Start of Records provided

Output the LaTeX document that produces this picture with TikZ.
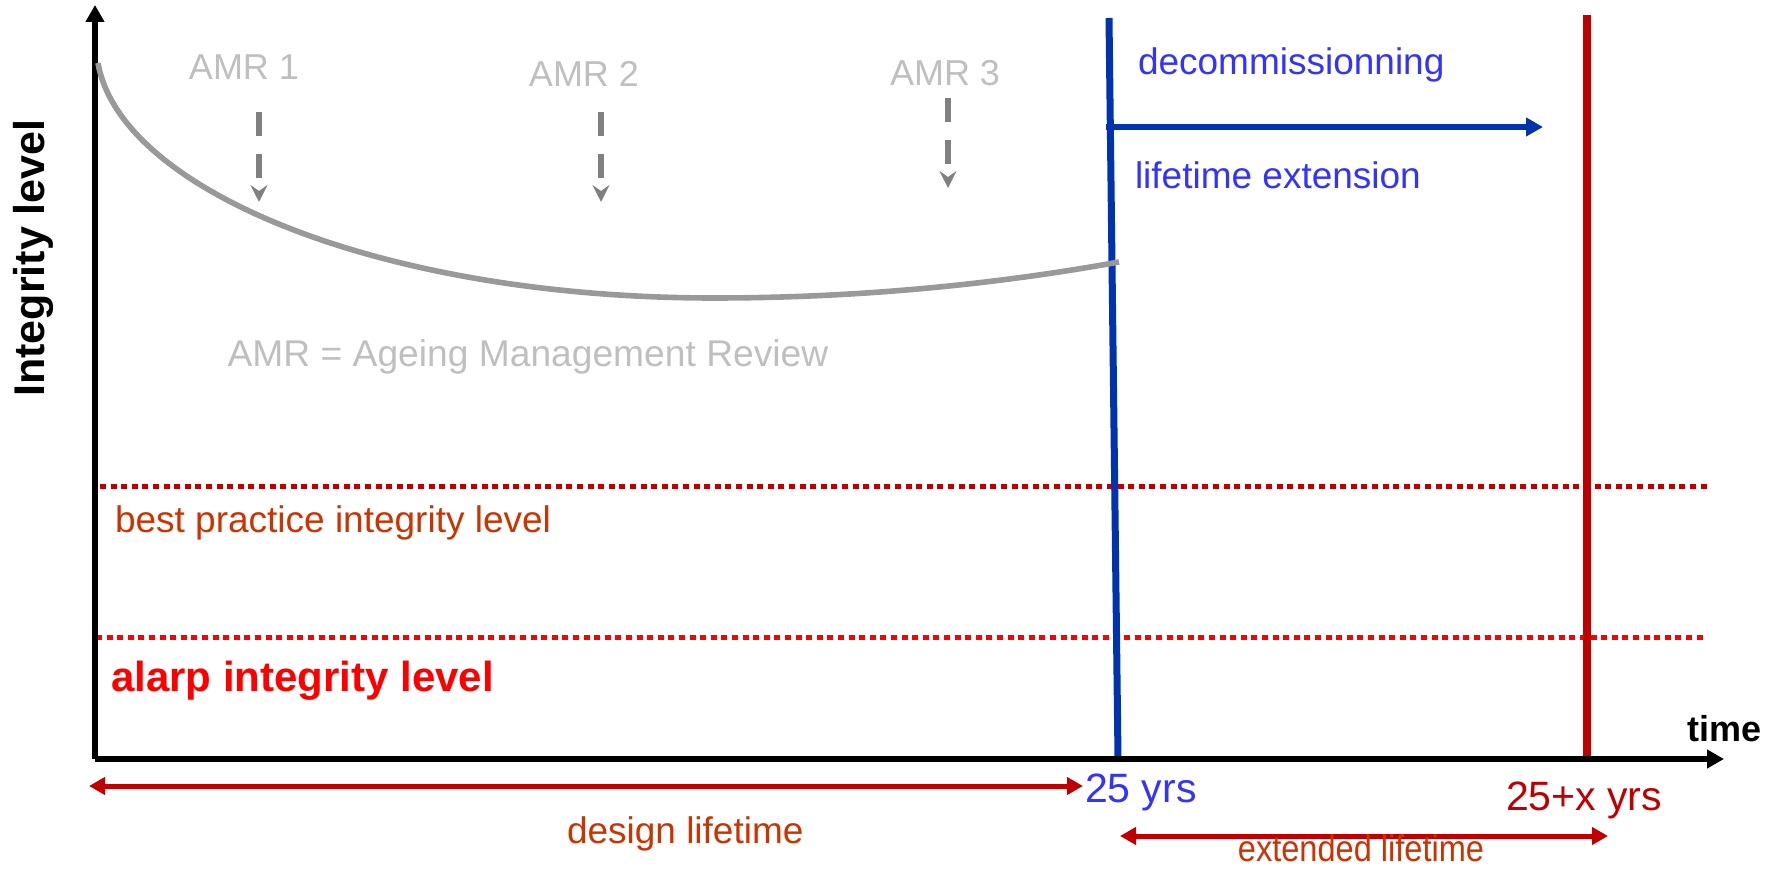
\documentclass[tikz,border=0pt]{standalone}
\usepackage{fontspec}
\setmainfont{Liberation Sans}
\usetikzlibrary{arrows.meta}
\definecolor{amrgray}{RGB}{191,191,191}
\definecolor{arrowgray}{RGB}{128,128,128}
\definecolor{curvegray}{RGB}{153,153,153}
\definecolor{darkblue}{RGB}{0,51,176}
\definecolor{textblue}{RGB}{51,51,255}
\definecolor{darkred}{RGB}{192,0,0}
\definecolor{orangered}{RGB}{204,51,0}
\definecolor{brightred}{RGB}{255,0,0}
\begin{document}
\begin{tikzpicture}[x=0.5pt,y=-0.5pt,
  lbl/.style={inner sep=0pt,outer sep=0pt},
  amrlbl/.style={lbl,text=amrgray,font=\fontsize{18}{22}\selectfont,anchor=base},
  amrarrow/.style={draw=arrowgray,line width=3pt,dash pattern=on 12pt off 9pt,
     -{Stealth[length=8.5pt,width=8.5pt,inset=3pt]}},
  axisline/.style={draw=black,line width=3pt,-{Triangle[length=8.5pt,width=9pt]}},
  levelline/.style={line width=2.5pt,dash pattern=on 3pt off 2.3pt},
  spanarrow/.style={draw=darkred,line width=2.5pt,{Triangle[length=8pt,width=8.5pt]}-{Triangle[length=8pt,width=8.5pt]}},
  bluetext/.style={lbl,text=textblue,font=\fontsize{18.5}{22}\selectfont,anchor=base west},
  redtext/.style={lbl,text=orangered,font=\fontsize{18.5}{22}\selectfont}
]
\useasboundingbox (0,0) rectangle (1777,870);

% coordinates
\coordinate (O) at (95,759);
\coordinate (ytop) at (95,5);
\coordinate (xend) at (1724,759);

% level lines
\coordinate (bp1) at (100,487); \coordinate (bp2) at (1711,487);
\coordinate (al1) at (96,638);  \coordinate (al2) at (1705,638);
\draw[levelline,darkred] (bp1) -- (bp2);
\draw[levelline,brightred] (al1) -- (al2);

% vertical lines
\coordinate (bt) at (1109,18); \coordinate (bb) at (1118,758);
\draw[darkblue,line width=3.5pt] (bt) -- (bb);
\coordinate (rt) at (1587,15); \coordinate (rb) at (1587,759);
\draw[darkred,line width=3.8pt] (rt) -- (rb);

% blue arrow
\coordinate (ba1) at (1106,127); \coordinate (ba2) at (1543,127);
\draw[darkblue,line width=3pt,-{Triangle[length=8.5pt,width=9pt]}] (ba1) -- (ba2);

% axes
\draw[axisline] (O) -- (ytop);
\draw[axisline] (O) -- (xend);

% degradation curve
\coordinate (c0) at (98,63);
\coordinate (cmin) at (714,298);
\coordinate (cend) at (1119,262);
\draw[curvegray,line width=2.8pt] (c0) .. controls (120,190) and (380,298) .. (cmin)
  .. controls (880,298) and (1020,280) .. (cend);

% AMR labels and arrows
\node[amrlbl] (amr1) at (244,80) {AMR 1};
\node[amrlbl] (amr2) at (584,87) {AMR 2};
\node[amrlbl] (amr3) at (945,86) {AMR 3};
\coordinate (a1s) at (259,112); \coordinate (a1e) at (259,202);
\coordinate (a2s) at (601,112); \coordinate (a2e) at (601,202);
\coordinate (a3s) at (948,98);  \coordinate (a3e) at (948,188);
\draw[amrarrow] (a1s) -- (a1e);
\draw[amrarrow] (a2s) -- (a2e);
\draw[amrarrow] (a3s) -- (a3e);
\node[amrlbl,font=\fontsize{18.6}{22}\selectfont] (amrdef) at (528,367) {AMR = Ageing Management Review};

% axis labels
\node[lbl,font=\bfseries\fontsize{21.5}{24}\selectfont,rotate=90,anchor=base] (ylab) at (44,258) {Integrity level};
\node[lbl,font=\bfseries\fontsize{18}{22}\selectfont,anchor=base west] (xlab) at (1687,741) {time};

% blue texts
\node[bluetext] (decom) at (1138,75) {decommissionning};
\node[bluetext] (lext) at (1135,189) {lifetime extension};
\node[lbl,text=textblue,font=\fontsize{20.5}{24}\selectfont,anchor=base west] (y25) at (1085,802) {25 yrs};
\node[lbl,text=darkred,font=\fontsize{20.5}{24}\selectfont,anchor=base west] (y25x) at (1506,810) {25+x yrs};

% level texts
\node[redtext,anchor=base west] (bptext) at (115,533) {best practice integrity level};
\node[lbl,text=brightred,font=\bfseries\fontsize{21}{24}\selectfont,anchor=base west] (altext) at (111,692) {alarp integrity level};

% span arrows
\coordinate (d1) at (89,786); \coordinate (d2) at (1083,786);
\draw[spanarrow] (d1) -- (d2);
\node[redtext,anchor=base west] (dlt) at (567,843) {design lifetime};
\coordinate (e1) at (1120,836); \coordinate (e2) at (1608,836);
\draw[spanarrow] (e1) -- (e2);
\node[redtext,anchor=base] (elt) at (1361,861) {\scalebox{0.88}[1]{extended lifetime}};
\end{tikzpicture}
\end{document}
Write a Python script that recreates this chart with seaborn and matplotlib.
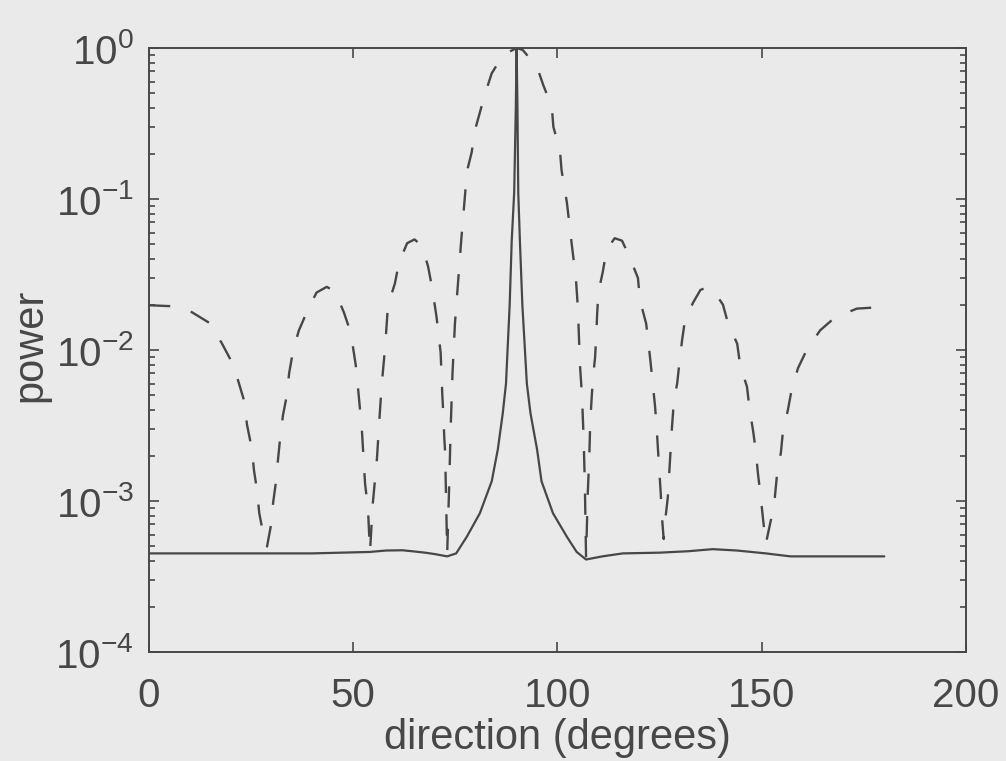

End of Records provided

• **Problem to work on**: Output the lines above in full and exactly as given, omitting any pictures.

• **Finished answer**:
Output the LaTeX document that produces this picture with TikZ.
\documentclass[tikz,border=0pt]{standalone}
\usepackage{fontspec}
\setmainfont{Liberation Sans}
\usetikzlibrary{arrows.meta}
\definecolor{amrgray}{RGB}{191,191,191}
\definecolor{arrowgray}{RGB}{128,128,128}
\definecolor{curvegray}{RGB}{153,153,153}
\definecolor{darkblue}{RGB}{0,51,176}
\definecolor{textblue}{RGB}{51,51,255}
\definecolor{darkred}{RGB}{192,0,0}
\definecolor{orangered}{RGB}{204,51,0}
\definecolor{brightred}{RGB}{255,0,0}
\begin{document}
\begin{tikzpicture}[x=0.5pt,y=-0.5pt,
  lbl/.style={inner sep=0pt,outer sep=0pt},
  amrlbl/.style={lbl,text=amrgray,font=\fontsize{18}{22}\selectfont,anchor=base},
  amrarrow/.style={draw=arrowgray,line width=3pt,dash pattern=on 12pt off 9pt,
     -{Stealth[length=8.5pt,width=8.5pt,inset=3pt]}},
  axisline/.style={draw=black,line width=3pt,-{Triangle[length=8.5pt,width=9pt]}},
  levelline/.style={line width=2.5pt,dash pattern=on 3pt off 2.3pt},
  spanarrow/.style={draw=darkred,line width=2.5pt,{Triangle[length=8pt,width=8.5pt]}-{Triangle[length=8pt,width=8.5pt]}},
  bluetext/.style={lbl,text=textblue,font=\fontsize{18.5}{22}\selectfont,anchor=base west},
  redtext/.style={lbl,text=orangered,font=\fontsize{18.5}{22}\selectfont}
]
\useasboundingbox (0,0) rectangle (1777,870);

% coordinates
\coordinate (O) at (95,759);
\coordinate (ytop) at (95,5);
\coordinate (xend) at (1724,759);

% level lines
\coordinate (bp1) at (100,487); \coordinate (bp2) at (1711,487);
\coordinate (al1) at (96,638);  \coordinate (al2) at (1705,638);
\draw[levelline,darkred] (bp1) -- (bp2);
\draw[levelline,brightred] (al1) -- (al2);

% vertical lines
\coordinate (bt) at (1109,18); \coordinate (bb) at (1118,758);
\draw[darkblue,line width=3.5pt] (bt) -- (bb);
\coordinate (rt) at (1587,15); \coordinate (rb) at (1587,759);
\draw[darkred,line width=3.8pt] (rt) -- (rb);

% blue arrow
\coordinate (ba1) at (1106,127); \coordinate (ba2) at (1543,127);
\draw[darkblue,line width=3pt,-{Triangle[length=8.5pt,width=9pt]}] (ba1) -- (ba2);

% axes
\draw[axisline] (O) -- (ytop);
\draw[axisline] (O) -- (xend);

% degradation curve
\coordinate (c0) at (98,63);
\coordinate (cmin) at (714,298);
\coordinate (cend) at (1119,262);
\draw[curvegray,line width=2.8pt] (c0) .. controls (120,190) and (380,298) .. (cmin)
  .. controls (880,298) and (1020,280) .. (cend);

% AMR labels and arrows
\node[amrlbl] (amr1) at (244,80) {AMR 1};
\node[amrlbl] (amr2) at (584,87) {AMR 2};
\node[amrlbl] (amr3) at (945,86) {AMR 3};
\coordinate (a1s) at (259,112); \coordinate (a1e) at (259,202);
\coordinate (a2s) at (601,112); \coordinate (a2e) at (601,202);
\coordinate (a3s) at (948,98);  \coordinate (a3e) at (948,188);
\draw[amrarrow] (a1s) -- (a1e);
\draw[amrarrow] (a2s) -- (a2e);
\draw[amrarrow] (a3s) -- (a3e);
\node[amrlbl,font=\fontsize{18.6}{22}\selectfont] (amrdef) at (528,367) {AMR = Ageing Management Review};

% axis labels
\node[lbl,font=\bfseries\fontsize{21.5}{24}\selectfont,rotate=90,anchor=base] (ylab) at (44,258) {Integrity level};
\node[lbl,font=\bfseries\fontsize{18}{22}\selectfont,anchor=base west] (xlab) at (1687,741) {time};

% blue texts
\node[bluetext] (decom) at (1138,75) {decommissionning};
\node[bluetext] (lext) at (1135,189) {lifetime extension};
\node[lbl,text=textblue,font=\fontsize{20.5}{24}\selectfont,anchor=base west] (y25) at (1085,802) {25 yrs};
\node[lbl,text=darkred,font=\fontsize{20.5}{24}\selectfont,anchor=base west] (y25x) at (1506,810) {25+x yrs};

% level texts
\node[redtext,anchor=base west] (bptext) at (115,533) {best practice integrity level};
\node[lbl,text=brightred,font=\bfseries\fontsize{21}{24}\selectfont,anchor=base west] (altext) at (111,692) {alarp integrity level};

% span arrows
\coordinate (d1) at (89,786); \coordinate (d2) at (1083,786);
\draw[spanarrow] (d1) -- (d2);
\node[redtext,anchor=base west] (dlt) at (567,843) {design lifetime};
\coordinate (e1) at (1120,836); \coordinate (e2) at (1608,836);
\draw[spanarrow] (e1) -- (e2);
\node[redtext,anchor=base] (elt) at (1361,861) {\scalebox{0.88}[1]{extended lifetime}};
\end{tikzpicture}
\end{document}
Write a Python script that recreates this chart with seaborn and matplotlib.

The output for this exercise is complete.